Roma, 16 apr – Se si volesse assegnare un nome alla malattia dell’Occidente, lo si rinverrebbe nella splendida parola greca che dice il “voler-avere-di-più”: pleonexia. Platone la evoca a più riprese nei suoi dialoghi. Con la splendida immagine del “Fedro”, la pleonexia è la malattia dell’anima in cui il cavallo nero, quello della passione, ha preso il sopravvento sull’auriga della ragione e sul cavallo bianco. La pleonexia è la passione triste che ci porta a cedere al desiderio di voler avere sempre di più, per ciò stesso tradendo l’imperativo delfico “nulla di troppo” (meden agan).
È la passione materialistica per eccellenza, propria di chi vuole accumulare sempre più beni materiali, rinunciando alla spiritualità del sapere e della ricerca, dell’amore e della spiritualità. V’è un passaggio splendido nell’“Alcibiade Maggiore” in cui Platone declina il tema sul piano dell’amore:
– SOCRATE: Se uno ama il corpo di Alcibiade, non ama Alcibiade, ma una delle cose che gli appartengono.
– ALCIBIADE: Dici il vero.
– SOCRATE: Invece, ti ama solo chi ama la tua anima.
(Platone, “Alcibiade maggiore”, 131 c)
Il vero amore riguarda l’anima, non il corpo. Ha a che fare con l’immateriale. Il corpo e la materia, i beni e le ricchezze – argomenta Platone – non sono veri beni, dacché sono instabili e soggetti al mutamento incessante. Il consumismo, sconosciuto a Platone, rappresenta l’inveramento della sua analisi teorica. Nel consumismo prevale un’ontologia instabile, in cui gli enti sono concepiti ad hoc per essere consumati. Non li si può amare, se non come si ama il corpo che invecchia rapidamente.

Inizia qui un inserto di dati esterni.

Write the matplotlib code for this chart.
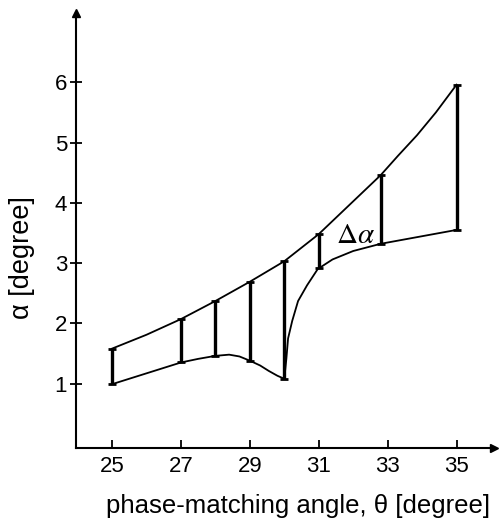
import matplotlib.pyplot as plt
import numpy as np

plt.rcParams['font.family'] = ['Liberation Sans', 'DejaVu Sans']
plt.rcParams['mathtext.fontset'] = 'stix'

# curves (theta in degree, alpha in degree)
upper_x = [25, 26, 27, 28, 29, 30, 31, 32.8, 33.3, 33.85, 34.4, 35]
upper_y = [1.58, 1.81, 2.07, 2.37, 2.69, 3.03, 3.48, 4.46, 4.78, 5.12, 5.5, 5.96]

lower_x = [25, 27, 27.5, 28, 28.4, 28.7, 29, 29.3, 29.55, 29.8, 30,
           30.06, 30.11, 30.23, 30.4, 30.66, 30.97, 31.4, 32, 32.8, 35]
lower_y = [0.99, 1.35, 1.41, 1.46, 1.48, 1.45, 1.38, 1.3, 1.21, 1.13, 1.08,
           1.41, 1.75, 2.04, 2.37, 2.63, 2.9, 3.06, 3.2, 3.32, 3.55]

# angles where the spread is marked
bar_x = [25, 27, 28, 29, 30, 31, 32.8, 35]

xticks = [25, 27, 29, 31, 33, 35]
yticks = [1, 2, 3, 4, 5, 6]

fig = plt.figure(figsize=(5.01, 5.18), dpi=100)
ax = fig.add_axes([0.152, 0.135, 0.835, 0.84])

ax.plot(upper_x, upper_y, color='black', lw=1.3)
ax.plot(lower_x, lower_y, color='black', lw=1.3)

bar_top = np.interp(bar_x, upper_x, upper_y)
bar_bot = np.interp(bar_x, lower_x, lower_y)
ax.vlines(bar_x, bar_bot, bar_top, color='black', lw=2.4)
ax.plot(bar_x, bar_top, '_', color='black', ms=6, mew=2)
ax.plot(bar_x, bar_bot, '_', color='black', ms=6, mew=2)

ax.text(31.5, 3.47, r'$\Delta\alpha$', fontsize=21, ha='left', va='center')

ax.set_xlim(23.96, 36.1)
ax.set_ylim(-0.07, 7.15)
ax.spines['top'].set_visible(False)
ax.spines['right'].set_visible(False)
ax.spines['left'].set_linewidth(1.5)
ax.spines['bottom'].set_linewidth(1.5)

# arrow heads on the axes
ax.plot(1, 0, '>', color='black', ms=6, transform=ax.transAxes, clip_on=False)
ax.plot(0, 1, '^', color='black', ms=6, transform=ax.transAxes, clip_on=False)

ax.set_xticks(xticks)
ax.set_yticks(yticks)
ax.tick_params(axis='x', direction='in', length=6, width=1.3, labelsize=16, pad=6)
ax.tick_params(axis='y', direction='inout', length=9, width=1.3, labelsize=16, pad=2)

ax.set_xlabel('phase-matching angle, \u03b8 [degree]', fontsize=18.5)
ax.set_ylabel('\u03b1 [degree]', fontsize=19.5)
ax.xaxis.set_label_coords(0.53, -0.105)
ax.yaxis.set_label_coords(-0.098, 0.437)

fig.savefig('out.png', dpi=100)
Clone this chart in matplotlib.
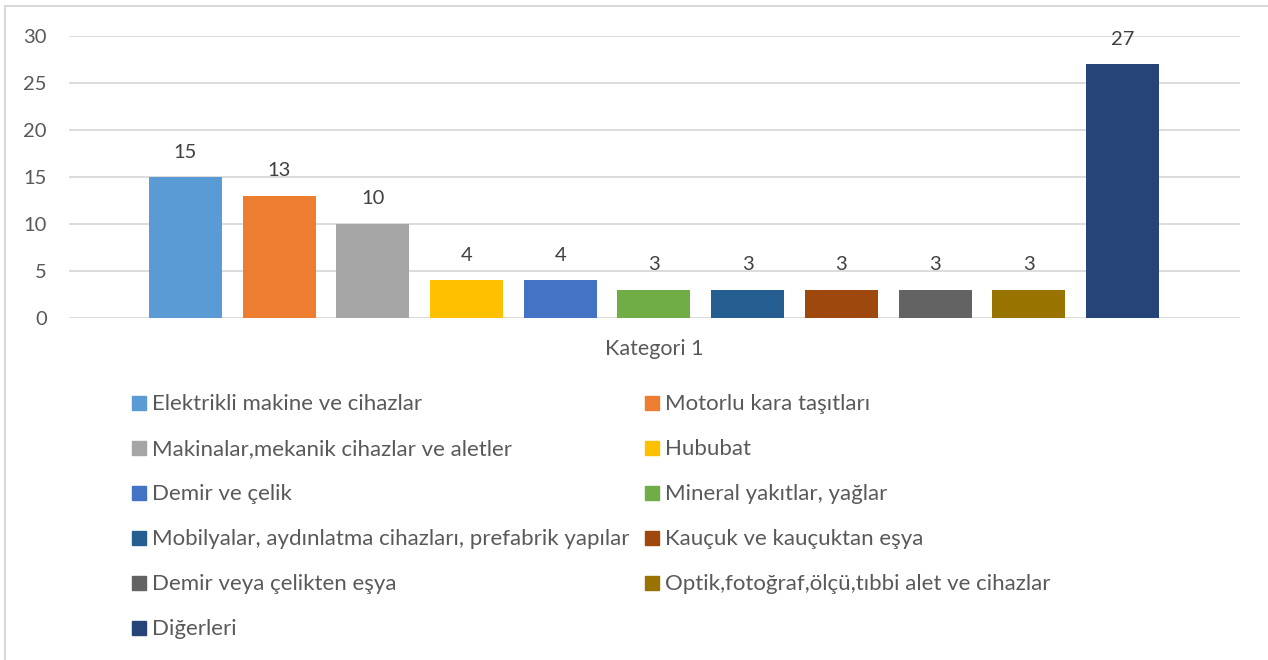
import numpy as np
import matplotlib.pyplot as plt
from matplotlib.patches import Rectangle

plt.rcParams['font.family'] = ['Lato', 'DejaVu Sans']

series = ['Elektrikli makine ve cihazlar', 'Motorlu kara taşıtları',
          'Makinalar,mekanik cihazlar ve aletler', 'Hububat',
          'Demir ve çelik', 'Mineral yakıtlar, yağlar',
          'Mobilyalar, aydınlatma cihazları, prefabrik yapılar',
          'Kauçuk ve kauçuktan eşya', 'Demir veya çelikten eşya',
          'Optik,fotoğraf,ölçü,tıbbi alet ve cihazlar', 'Diğerleri']
values = [15, 13, 10, 4, 4, 3, 3, 3, 3, 3, 27]
colors = ['#5B9BD5', '#ED7D31', '#A5A5A5', '#FFC000', '#4472C4', '#70AD47',
          '#255E91', '#9E480E', '#636363', '#997300', '#264478']
category = 'Kategori 1'
yticks = [0, 5, 10, 15, 20, 25, 30]

W, H = 1268, 660
fig = plt.figure(figsize=(W / 100, H / 100), dpi=100)
ax = fig.add_axes([69 / W, 1 - 318 / H, (1240 - 69) / W, 282 / H])

txt = '#595959'
x = np.arange(len(values))
bars = ax.bar(x, values, width=0.779, color=colors, zorder=2)
for b, v in zip(bars, values):
    ax.annotate(str(v), (b.get_x() + b.get_width() / 2, v), xytext=(0, 18),
                textcoords='offset points', ha='center', va='center',
                fontsize=14.5, color='#404040')

ax.set_xlim(-1.243, 11.254)
ax.set_ylim(0, 30)
ax.set_yticks(yticks)
ax.set_yticklabels([str(t) for t in yticks], fontsize=14.5, color=txt)
ax.set_xticks([(len(values) - 1) / 2])
ax.set_xticklabels([category], fontsize=15.5, color=txt)
ax.tick_params(length=0)
ax.tick_params(axis='y', pad=16)
ax.tick_params(axis='x', pad=15)
ax.grid(axis='y', color='#D9D9D9', linewidth=1.3, zorder=0)
for s in ax.spines.values():
    s.set_visible(False)

# legend, filled row by row like Excel
col_x = [132, 645]
row_y = [403, 448, 493, 538, 583, 628]
for i, (name, c) in enumerate(zip(series, colors)):
    px = col_x[i % 2]
    py = row_y[i // 2]
    fig.patches.append(Rectangle((px / W, 1 - (py + 7) / H), 14 / W, 14 / H,
                                 transform=fig.transFigure, color=c))
    fig.text((px + 20) / W, 1 - (py + 1) / H, name, fontsize=16, color=txt,
             va='center', ha='left')

# chart border
fig.patches.append(Rectangle((5 / W, -0.05), 1.1, 1.05 - 6 / H,
                             transform=fig.transFigure, fill=False,
                             edgecolor='#D9D9D9', linewidth=1.5))

fig.savefig('out.png', dpi=100)
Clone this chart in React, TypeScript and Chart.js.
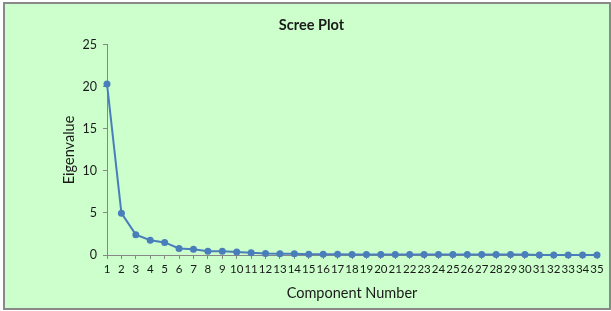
import React, { useEffect, useRef } from 'react';
import { Chart, registerables } from 'chart.js';

Chart.register(...registerables);

const componentNumbers: string[] = [
  '1', '2', '3', '4', '5', '6', '7', '8', '9', '10',
  '11', '12', '13', '14', '15', '16', '17', '18', '19', '20',
  '21', '22', '23', '24', '25', '26', '27', '28', '29', '30',
  '31', '32', '33', '34', '35',
];

const eigenvalues: number[] = [
  20.35, 4.98, 2.42, 1.75, 1.5, 0.78, 0.68, 0.46, 0.44, 0.36,
  0.26, 0.19, 0.16, 0.15, 0.09, 0.08, 0.08, 0.07, 0.07, 0.07,
  0.07, 0.06, 0.06, 0.06, 0.06, 0.06, 0.05, 0.05, 0.05, 0.05,
  0.01, 0.01, 0.01, 0.0, 0.0,
];

const yMin = 0;
const yMax = 25;
const yStep = 5;

const FONT = 'Lato, "Open Sans", "DejaVu Sans", sans-serif';
const LINE_COLOR = '#4A7EBB';
const AXIS_COLOR = '#878787';
const TEXT_COLOR = '#1a1a1a';

export default function App() {
  const canvasRef = useRef<HTMLCanvasElement | null>(null);

  useEffect(() => {
    if (!canvasRef.current) return;
    const chart = new Chart(canvasRef.current, {
      type: 'line',
      data: {
        labels: componentNumbers,
        datasets: [
          {
            data: eigenvalues,
            borderColor: LINE_COLOR,
            backgroundColor: LINE_COLOR,
            borderWidth: 2,
            pointRadius: 3.5,
            pointBorderWidth: 0,
            pointBackgroundColor: LINE_COLOR,
            tension: 0,
            clip: false as any,
          },
        ],
      },
      options: {
        animation: false,
        responsive: false,
        maintainAspectRatio: false,
        layout: { padding: { left: 26, right: 14, top: 0, bottom: 0 } },
        plugins: {
          legend: { display: false },
          tooltip: { enabled: false },
          title: {
            display: true,
            text: 'Scree Plot',
            color: TEXT_COLOR,
            font: { family: FONT, size: 14.5, weight: 'bold' },
            padding: { top: 17, bottom: 10.5 },
          },
        },
        scales: {
          x: {
            type: 'category',
            offset: false,
            grid: {
              drawOnChartArea: false,
              drawTicks: true,
              tickLength: 4,
              color: AXIS_COLOR,
            },
            border: { display: true, color: AXIS_COLOR, width: 1 },
            ticks: {
              autoSkip: false,
              maxRotation: 0,
              minRotation: 0,
              padding: 3,
              color: TEXT_COLOR,
              font: { family: FONT, size: 11.5 },
            },
            title: {
              display: true,
              text: 'Component Number',
              color: TEXT_COLOR,
              font: { family: FONT, size: 14.5 },
              padding: { top: 0, bottom: 9 },
            },
            afterFit: (scale: any) => {
              scale.height = 56;
            },
          },
          y: {
            min: yMin,
            max: yMax,
            grid: {
              drawOnChartArea: false,
              drawTicks: true,
              tickLength: 4,
              color: AXIS_COLOR,
            },
            border: { display: true, color: AXIS_COLOR, width: 1 },
            ticks: {
              stepSize: yStep,
              padding: 6,
              color: TEXT_COLOR,
              font: { family: FONT, size: 12.5 },
            },
            title: {
              display: true,
              text: 'Eigenvalue',
              color: TEXT_COLOR,
              font: { family: FONT, size: 14.5 },
              padding: { top: 35, bottom: 0 },
            },
            afterFit: (scale: any) => {
              scale.width = 81;
            },
          },
        },
      },
    });
    return () => chart.destroy();
  }, []);

  return (
    <div style={{ position: 'absolute', left: 0, top: 0, width: 611, height: 311, background: '#ffffff' }}>
      <div
        style={{
          position: 'absolute',
          left: 3,
          top: 2,
          width: 608,
          height: 308,
          boxSizing: 'border-box',
          border: '2px solid #898989',
          background: '#CCFFCC',
        }}
      />
      <canvas
        ref={canvasRef}
        width={611}
        height={311}
        style={{ position: 'absolute', left: 0, top: 0, width: 611, height: 311 }}
      />
    </div>
  );
}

Nel quadro ontostorico del consumismo, diremmo con Heidegger, siamo consumatori e consumati. Siamo schiavi della pleonexia, e ci illudiamo di possedere sempre di più proprio mentre siamo posseduti sempre di più dall’impianto tecnonichilista della crescita e dell’illimitata volontà di potenza mercatista.